= Manjula S =

Indian politician (born 1975)

Manjula Aravind Limbavali (born 1975) is an Indian politician from Karnataka. She is a member of the Karnataka Legislative Assembly from Mahadevapura Assembly constituency which is reserved for Scheduled Caste community in Bangalore Urban district. She won the 2023 Karnataka Legislative Assembly election representing the Bharatiya Janata Party.
== Early life and education ==
Manjula is from White Field, Bengaluru. She is the wife of three-time MLA and former minister Arvind Limbavalli. She completed her Class 12 in 1992 at NMKRV college for women, Bangalore.

== Career ==
Manjula was elected in the Mahadevapura Assembly constituency representing the Bharatiya Janata Party in the 2023 Karnataka Legislative Assembly election.
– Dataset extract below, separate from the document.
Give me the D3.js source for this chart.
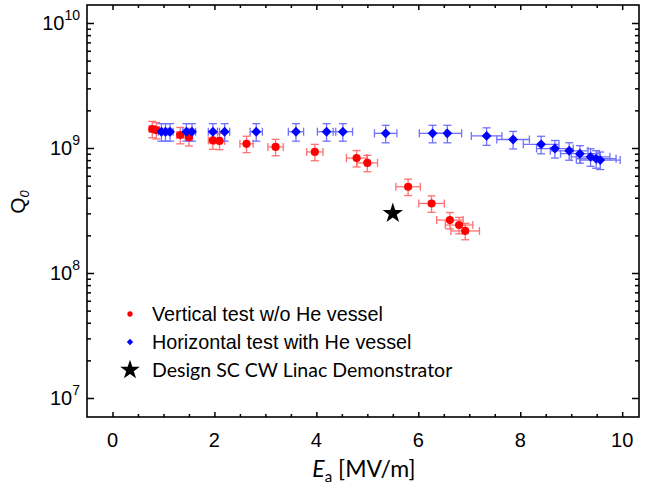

She polled 181,731 votes and defeated her nearest rival, H. Nagesh of the Indian National Congress, by a margin of 44,501 votes. Her husband, Arvind Limbavalli, was the sitting MLA and a minister, but was denied a ticket by the Bharatiya Janata Party, allegedly due to an old controversy. His name was missing in the first two lists as the party which feared anti incumbency vote, announced his wife, Manjula's name in the third list on 18 April 2023. Mahadevapura is one of the 17 wards in the city, who contribute the highest taxes to BBMP but have least civic amenities.